-- begin Collected material --

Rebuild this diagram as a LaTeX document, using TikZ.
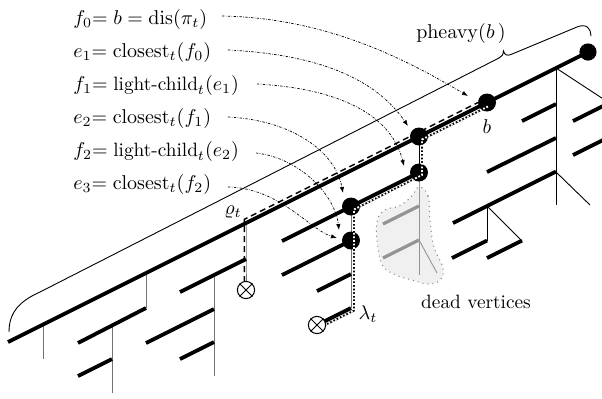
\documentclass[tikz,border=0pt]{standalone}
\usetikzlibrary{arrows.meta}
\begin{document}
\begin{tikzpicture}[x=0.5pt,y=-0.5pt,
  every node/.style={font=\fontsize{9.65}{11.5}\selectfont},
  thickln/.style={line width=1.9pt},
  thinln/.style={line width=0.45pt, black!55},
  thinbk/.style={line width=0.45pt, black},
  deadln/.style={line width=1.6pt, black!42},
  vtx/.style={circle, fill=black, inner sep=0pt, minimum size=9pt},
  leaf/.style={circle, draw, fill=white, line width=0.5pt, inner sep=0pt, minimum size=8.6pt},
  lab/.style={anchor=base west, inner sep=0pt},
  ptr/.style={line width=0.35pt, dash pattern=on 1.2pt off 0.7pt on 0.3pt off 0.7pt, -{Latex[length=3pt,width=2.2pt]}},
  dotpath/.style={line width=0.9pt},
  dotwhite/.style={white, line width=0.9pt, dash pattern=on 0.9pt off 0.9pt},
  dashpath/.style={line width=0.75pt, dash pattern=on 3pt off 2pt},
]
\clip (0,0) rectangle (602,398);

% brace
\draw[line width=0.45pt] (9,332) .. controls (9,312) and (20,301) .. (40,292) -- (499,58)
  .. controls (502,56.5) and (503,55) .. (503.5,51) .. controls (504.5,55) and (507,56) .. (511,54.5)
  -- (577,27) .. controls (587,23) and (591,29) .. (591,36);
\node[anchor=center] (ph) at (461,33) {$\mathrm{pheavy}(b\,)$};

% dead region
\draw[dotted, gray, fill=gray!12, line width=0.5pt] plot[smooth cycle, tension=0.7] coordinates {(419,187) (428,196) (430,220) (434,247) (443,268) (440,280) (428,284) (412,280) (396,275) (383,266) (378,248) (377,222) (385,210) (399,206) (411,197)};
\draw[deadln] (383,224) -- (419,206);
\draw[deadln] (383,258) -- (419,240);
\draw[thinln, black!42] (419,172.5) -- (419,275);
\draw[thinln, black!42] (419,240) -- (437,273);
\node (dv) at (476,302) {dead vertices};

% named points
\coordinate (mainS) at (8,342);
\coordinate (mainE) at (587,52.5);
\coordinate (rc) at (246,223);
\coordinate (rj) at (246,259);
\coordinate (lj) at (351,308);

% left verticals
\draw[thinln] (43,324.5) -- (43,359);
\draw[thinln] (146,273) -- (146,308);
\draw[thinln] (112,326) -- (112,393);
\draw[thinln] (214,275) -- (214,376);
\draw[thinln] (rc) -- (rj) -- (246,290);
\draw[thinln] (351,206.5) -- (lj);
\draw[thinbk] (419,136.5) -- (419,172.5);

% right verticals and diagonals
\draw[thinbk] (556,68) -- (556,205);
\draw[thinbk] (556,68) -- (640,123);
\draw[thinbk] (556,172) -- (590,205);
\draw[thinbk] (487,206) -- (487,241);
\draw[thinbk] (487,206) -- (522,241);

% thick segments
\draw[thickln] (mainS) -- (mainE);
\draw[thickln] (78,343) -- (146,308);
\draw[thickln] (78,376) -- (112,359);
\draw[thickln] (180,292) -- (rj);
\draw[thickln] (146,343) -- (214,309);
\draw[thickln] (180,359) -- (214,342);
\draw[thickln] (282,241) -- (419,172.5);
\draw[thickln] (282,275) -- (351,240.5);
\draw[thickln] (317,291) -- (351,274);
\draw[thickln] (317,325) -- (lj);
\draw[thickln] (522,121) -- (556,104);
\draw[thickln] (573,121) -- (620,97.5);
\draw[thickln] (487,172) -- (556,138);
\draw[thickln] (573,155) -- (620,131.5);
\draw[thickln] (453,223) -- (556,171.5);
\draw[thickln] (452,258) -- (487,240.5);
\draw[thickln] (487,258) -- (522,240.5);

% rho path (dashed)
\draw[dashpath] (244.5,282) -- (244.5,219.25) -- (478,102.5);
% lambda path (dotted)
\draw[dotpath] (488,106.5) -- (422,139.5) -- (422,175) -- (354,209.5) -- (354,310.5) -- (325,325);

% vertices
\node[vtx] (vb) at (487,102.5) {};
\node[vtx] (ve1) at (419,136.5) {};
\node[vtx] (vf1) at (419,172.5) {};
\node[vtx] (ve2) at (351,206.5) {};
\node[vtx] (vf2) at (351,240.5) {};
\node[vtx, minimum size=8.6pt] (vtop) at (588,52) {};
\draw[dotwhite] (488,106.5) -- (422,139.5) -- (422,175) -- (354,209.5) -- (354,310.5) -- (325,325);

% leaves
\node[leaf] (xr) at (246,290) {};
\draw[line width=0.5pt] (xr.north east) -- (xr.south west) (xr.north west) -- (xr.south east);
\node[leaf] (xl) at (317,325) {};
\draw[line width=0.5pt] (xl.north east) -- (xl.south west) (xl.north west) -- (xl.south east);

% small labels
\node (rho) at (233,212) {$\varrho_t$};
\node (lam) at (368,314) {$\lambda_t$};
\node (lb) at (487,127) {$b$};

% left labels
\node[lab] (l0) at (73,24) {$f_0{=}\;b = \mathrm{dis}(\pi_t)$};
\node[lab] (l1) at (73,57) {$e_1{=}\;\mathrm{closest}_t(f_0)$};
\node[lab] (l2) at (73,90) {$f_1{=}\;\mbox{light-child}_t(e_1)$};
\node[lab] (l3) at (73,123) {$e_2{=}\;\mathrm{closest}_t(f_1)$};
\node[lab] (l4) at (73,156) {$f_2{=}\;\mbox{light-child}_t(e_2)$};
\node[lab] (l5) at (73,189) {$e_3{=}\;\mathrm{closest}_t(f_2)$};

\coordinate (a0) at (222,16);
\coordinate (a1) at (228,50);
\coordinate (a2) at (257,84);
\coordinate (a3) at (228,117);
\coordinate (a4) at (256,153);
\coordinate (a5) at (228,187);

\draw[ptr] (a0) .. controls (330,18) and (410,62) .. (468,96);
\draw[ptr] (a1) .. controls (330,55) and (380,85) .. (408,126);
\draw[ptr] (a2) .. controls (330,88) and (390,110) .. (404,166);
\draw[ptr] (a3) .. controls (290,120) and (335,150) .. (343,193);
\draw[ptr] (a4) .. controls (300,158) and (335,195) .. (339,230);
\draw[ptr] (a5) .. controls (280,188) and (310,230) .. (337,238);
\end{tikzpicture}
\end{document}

-- end Collected material --

Problem statement: Reproduce the data above word for word from its first line through the line that holds "(lj) at (351,308);", both ends included; skip pictures.

Result below:
Rebuild this diagram as a LaTeX document, using TikZ.
\documentclass[tikz,border=0pt]{standalone}
\usetikzlibrary{arrows.meta}
\begin{document}
\begin{tikzpicture}[x=0.5pt,y=-0.5pt,
  every node/.style={font=\fontsize{9.65}{11.5}\selectfont},
  thickln/.style={line width=1.9pt},
  thinln/.style={line width=0.45pt, black!55},
  thinbk/.style={line width=0.45pt, black},
  deadln/.style={line width=1.6pt, black!42},
  vtx/.style={circle, fill=black, inner sep=0pt, minimum size=9pt},
  leaf/.style={circle, draw, fill=white, line width=0.5pt, inner sep=0pt, minimum size=8.6pt},
  lab/.style={anchor=base west, inner sep=0pt},
  ptr/.style={line width=0.35pt, dash pattern=on 1.2pt off 0.7pt on 0.3pt off 0.7pt, -{Latex[length=3pt,width=2.2pt]}},
  dotpath/.style={line width=0.9pt},
  dotwhite/.style={white, line width=0.9pt, dash pattern=on 0.9pt off 0.9pt},
  dashpath/.style={line width=0.75pt, dash pattern=on 3pt off 2pt},
]
\clip (0,0) rectangle (602,398);

% brace
\draw[line width=0.45pt] (9,332) .. controls (9,312) and (20,301) .. (40,292) -- (499,58)
  .. controls (502,56.5) and (503,55) .. (503.5,51) .. controls (504.5,55) and (507,56) .. (511,54.5)
  -- (577,27) .. controls (587,23) and (591,29) .. (591,36);
\node[anchor=center] (ph) at (461,33) {$\mathrm{pheavy}(b\,)$};

% dead region
\draw[dotted, gray, fill=gray!12, line width=0.5pt] plot[smooth cycle, tension=0.7] coordinates {(419,187) (428,196) (430,220) (434,247) (443,268) (440,280) (428,284) (412,280) (396,275) (383,266) (378,248) (377,222) (385,210) (399,206) (411,197)};
\draw[deadln] (383,224) -- (419,206);
\draw[deadln] (383,258) -- (419,240);
\draw[thinln, black!42] (419,172.5) -- (419,275);
\draw[thinln, black!42] (419,240) -- (437,273);
\node (dv) at (476,302) {dead vertices};

% named points
\coordinate (mainS) at (8,342);
\coordinate (mainE) at (587,52.5);
\coordinate (rc) at (246,223);
\coordinate (rj) at (246,259);
\coordinate (lj) at (351,308);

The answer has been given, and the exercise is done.